● **GOAL**
Return only the lines from the top of the data down to the one that holds "from matplotlib.patches import Rectangle", both included, without any pictures.

===== DATA EXTRACT =====

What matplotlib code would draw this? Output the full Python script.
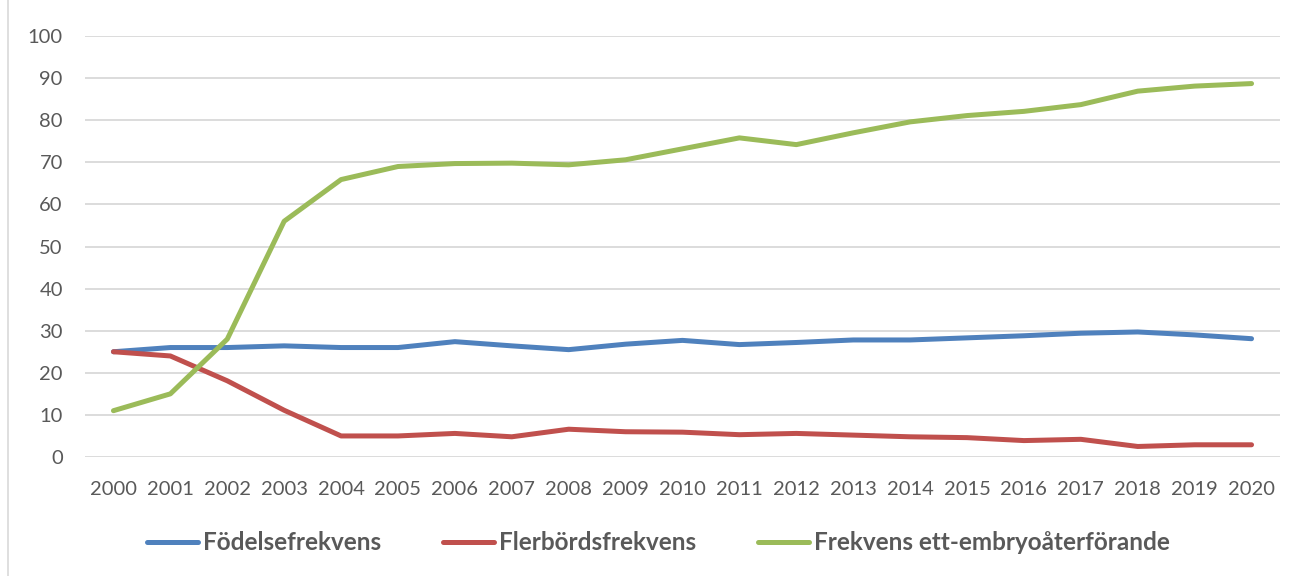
import matplotlib
matplotlib.use("Agg")
import matplotlib.pyplot as plt
from matplotlib.patches import Rectangle

years = [str(y) for y in range(2000, 2021)]
fodelse = [25.0, 26.0, 26.0, 26.4, 26.0, 26.0, 27.4, 26.4, 25.5, 26.8, 27.7,
           26.7, 27.2, 27.8, 27.8, 28.3, 28.8, 29.4, 29.7, 29.0, 28.1]
flerbord = [25.0, 24.0, 18.1, 11.1, 5.0, 5.0, 5.6, 4.8, 6.6, 6.0, 5.9,
            5.3, 5.6, 5.2, 4.8, 4.6, 3.9, 4.2, 2.5, 2.9, 2.9]
ett_embryo = [11.0, 15.0, 28.0, 56.0, 65.9, 69.0, 69.7, 69.8, 69.4, 70.6, 73.2,
              75.8, 74.2, 77.0, 79.6, 81.1, 82.1, 83.7, 86.9, 88.1, 88.7]
labels = ["Födelsefrekvens", "Flerbördsfrekvens", "Frekvens ett-embryoåterförande"]
colors = ["#4F81BD", "#C0504D", "#9BBB59"]

plt.rcParams['font.family'] = ['Lato', 'DejaVu Sans']

fig = plt.figure(figsize=(12.97, 5.76), dpi=100)
ax = fig.add_axes([85/1297, 1 - 457/576, (1280-85)/1297, (457-36)/576])

x = list(range(len(years)))
for vals, lab, col in zip([fodelse, flerbord, ett_embryo], labels, colors):
    ax.plot(x, vals, color=col, lw=3.6, label=lab, solid_capstyle='round', solid_joinstyle='round')

ax.set_xlim(-0.5, len(years) - 0.5)
ax.set_ylim(0, 100)
ax.set_yticks(range(0, 101, 10))
ax.set_xticks(x)
ax.set_xticklabels(years)
ax.grid(axis='y', color='#D9D9D9', lw=1.3)
ax.set_axisbelow(True)
for s in ax.spines.values():
    s.set_visible(False)
ax.tick_params(length=0, labelsize=14.5, labelcolor='#595959')
ax.tick_params(axis='x', pad=17)
ax.tick_params(axis='y', pad=16)

leg = fig.legend(loc='center', bbox_to_anchor=(658/1297, 1 - 543/576), ncol=3, frameon=False,
                 prop={'size': 17.5, 'weight': 'bold'}, handlelength=2.1, columnspacing=2.55,
                 handletextpad=0.2)
for t in leg.get_texts():
    t.set_color('#595959')

fig.patches.append(Rectangle((8/1297, -0.01), 1.1, 1.1, transform=fig.transFigure,
                             fill=False, edgecolor='#D9D9D9', lw=1.2))

fig.savefig("out.png", dpi=100)
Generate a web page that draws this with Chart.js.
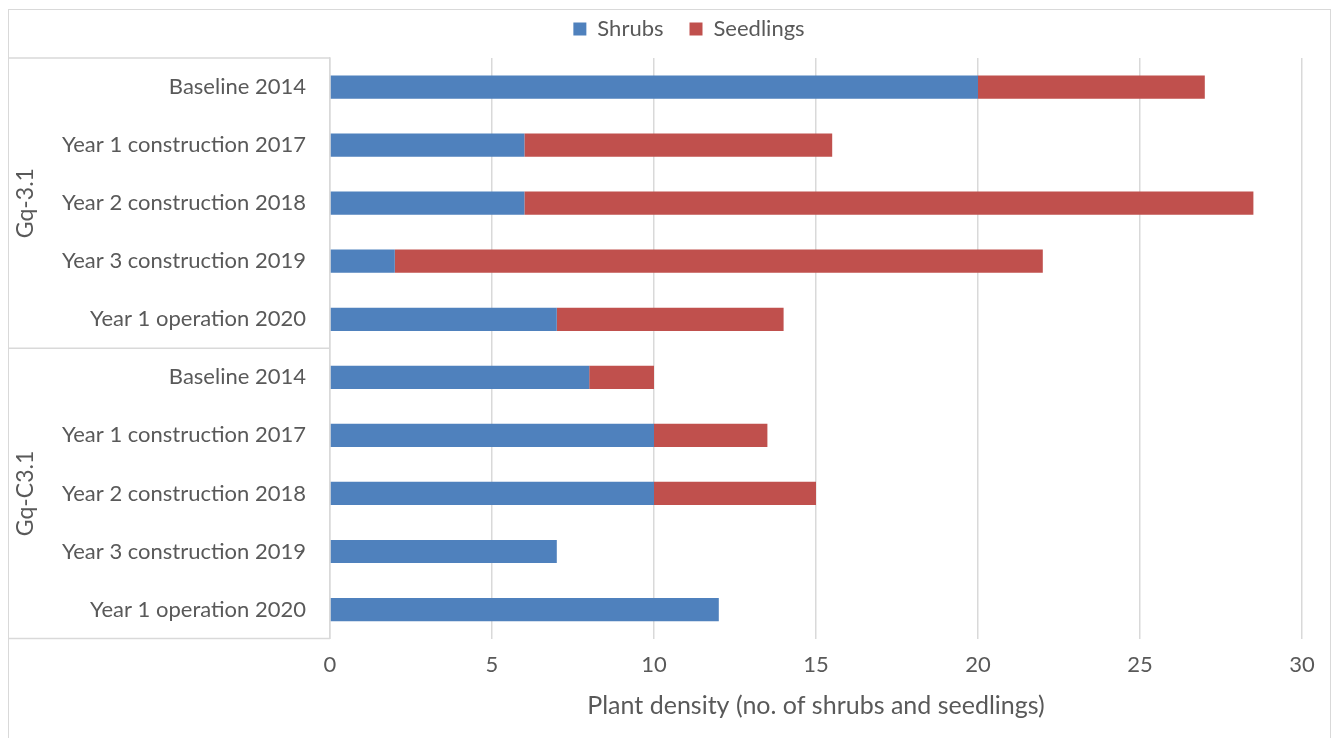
<!DOCTYPE html>
<html>
<head>
<meta charset="utf-8">
<script src="https://cdn.jsdelivr.net/npm/chart.js@4.4.1/dist/chart.umd.min.js"></script>
<style>
  html, body { margin: 0; padding: 0; background: #ffffff; overflow: hidden; }
  #frame { position: absolute; left: 8px; top: 9px; width: 1323px; height: 740px;
           border: 1.5px solid #d9d9d9; box-sizing: border-box; }
  #wrap { position: absolute; left: 0; top: 0; width: 1333px; height: 738px; }
</style>
</head>
<body>
<div id="frame"></div>
<div id="wrap"><canvas id="chart" width="1333" height="738"></canvas></div>
<script>
// Sites and survey years (two-level category axis)
const groups = ['Gq-3.1', 'Gq-C3.1'];
const surveys = ['Baseline 2014', 'Year 1 construction 2017', 'Year 2 construction 2018',
                 'Year 3 construction 2019', 'Year 1 operation 2020'];
const categories = groups.flatMap(() => surveys);

// Plant density counts per survey
const shrubs    = [20, 6, 6, 2, 7, 8, 10, 10, 7, 12];
const seedlings = [7, 9.5, 22.5, 20, 7, 2, 3.5, 5, 0, 0];

const xTicks = [0, 5, 10, 15, 20, 25, 30];
const xTitle = 'Plant density (no. of shrubs and seedlings)';

const FONT = 'Lato';
const TEXT = '#595959';
const GRID = '#d9d9d9';

// Legend band: fixed height, row nudged up and right
const legendPlace = {
  id: 'legendPlace',
  beforeLayout(chart) {
    const lg = chart.legend;
    if (lg && !lg._placePatched) {
      const fit = lg.fit.bind(lg);
      lg.fit = function () { fit(); this.height = 50; };
      lg._placePatched = true;
    }
  },
  afterLayout(chart) {
    const lg = chart.legend;
    if (!lg) return;
    lg.top -= 16; lg.bottom -= 16;
    lg.left += 34; lg.right += 34;
  }
};

// Draws the outer group labels and the separators of the two-level axis
const groupAxis = {
  id: 'groupAxis',
  afterDraw(chart) {
    const { ctx, chartArea, scales } = chart;
    const y = scales.y;
    const left = 8;
    const per = surveys.length;
    const edges = [chartArea.top];
    for (let g = 1; g < groups.length; g++) {
      edges.push((y.getPixelForValue(g * per - 1) + y.getPixelForValue(g * per)) / 2);
    }
    edges.push(chartArea.bottom);
    ctx.save();
    ctx.strokeStyle = GRID;
    ctx.lineWidth = 1.5;
    edges.forEach(e => {
      ctx.beginPath();
      ctx.moveTo(left, e);
      ctx.lineTo(chartArea.left, e);
      ctx.stroke();
    });
    ctx.fillStyle = TEXT;
    ctx.font = '23px ' + FONT;
    ctx.textAlign = 'center';
    ctx.textBaseline = 'middle';
    groups.forEach((g, i) => {
      const cy = (edges[i] + edges[i + 1]) / 2;
      ctx.save();
      ctx.translate(26, cy);
      ctx.rotate(-Math.PI / 2);
      ctx.fillText(g, 0, 0);
      ctx.restore();
    });
    ctx.restore();
  }
};

new Chart(document.getElementById('chart'), {
  type: 'bar',
  data: {
    labels: categories,
    datasets: [
      { label: 'Shrubs', data: shrubs, backgroundColor: '#4f81bd', borderWidth: 0 },
      { label: 'Seedlings', data: seedlings, backgroundColor: '#c0504d', borderWidth: 0 }
    ]
  },
  options: {
    indexAxis: 'y',
    responsive: false,
    animation: false,
    datasets: { bar: { categoryPercentage: 0.8, barPercentage: 0.5 } },
    layout: { padding: { left: 8, right: 31, top: 8, bottom: 17 } },
    plugins: {
      tooltip: { enabled: false },
      legend: {
        position: 'top',
        labels: {
          color: TEXT,
          font: { family: FONT, size: 22 },
          boxWidth: 13, boxHeight: 13,
          padding: 26
        }
      }
    },
    scales: {
      x: {
        stacked: true,
        min: 0, max: 30,
        afterBuildTicks: s => { s.ticks = xTicks.map(v => ({ value: v })); },
        grid: { color: GRID, lineWidth: 1.5, drawTicks: false },
        border: { display: false },
        ticks: { color: TEXT, font: { family: FONT, size: 22 }, padding: 13 },
        title: { display: true, text: xTitle, color: TEXT,
                 font: { family: FONT, size: 25 }, padding: { top: 0, bottom: 0 } }
      },
      y: {
        stacked: true,
        afterFit: s => { s.width = 322; },
        grid: { display: false },
        border: { display: true, color: GRID, width: 1.5 },
        ticks: { color: TEXT, font: { family: FONT, size: 22 }, padding: 16 }
      }
    }
  },
  plugins: [legendPlace, groupAxis]
});
</script>
</body>
</html>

=====

● **SOLUTION BELOW**
What matplotlib code would draw this? Output the full Python script.
import matplotlib
matplotlib.use("Agg")
import matplotlib.pyplot as plt
from matplotlib.patches import Rectangle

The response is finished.